Want to pull in other simpler metrics using our [Report Date] field? It’s easy, just make a calculation along these lines:
// Orders Placed COUNTD(IF [Report Date] = [Order Date] THEN [Order ID] END)
// Orders Placed COUNTD(IF [Report Date] = [Order Date] THEN [Order ID] END)
// Total Sales SUM(IF [Report Date] = [Order Date] THEN [Sales] END)

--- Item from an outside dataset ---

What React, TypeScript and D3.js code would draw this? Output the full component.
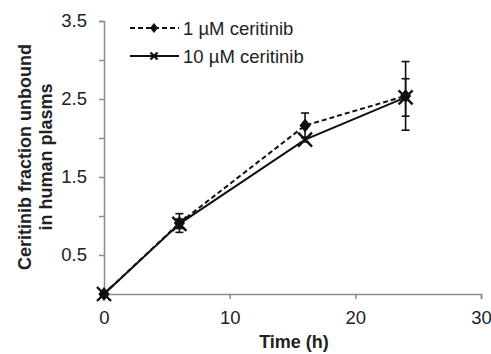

Now you can throw any of these together in a viz using the [Report Date] or [Date Period] field as an axis, and they will all play nicely with each other and even with the other PIT metrics you’ve fastidiously crafted.
Alternatives
“But James,” you ask, “why not use table calculations?” While this is another viable approach for many use cases, there are limitations. Solutions involving table calculations without date scaffolding have the drawback of requiring the use of a date dimension field specific to that metric and its record activation conditions, which may vary from other metrics you need to use in conjunction. It also limits our ability to define specific roll-ups across date periods, which was part of our goal for this exercise. In my view, using a date table with LOD expressions offers more flexibility and fewer headaches. I’m not saying it is impossible without a date table, but for more complex calculations you might just need a vacation to recover by the end of it.
In Conclusion
Now you know how to master point-in-time metrics in your own vizzes, with a little patience! LOD expressions are a powerful tool that allows for robust detail and flexibility in how you create analytics solutions.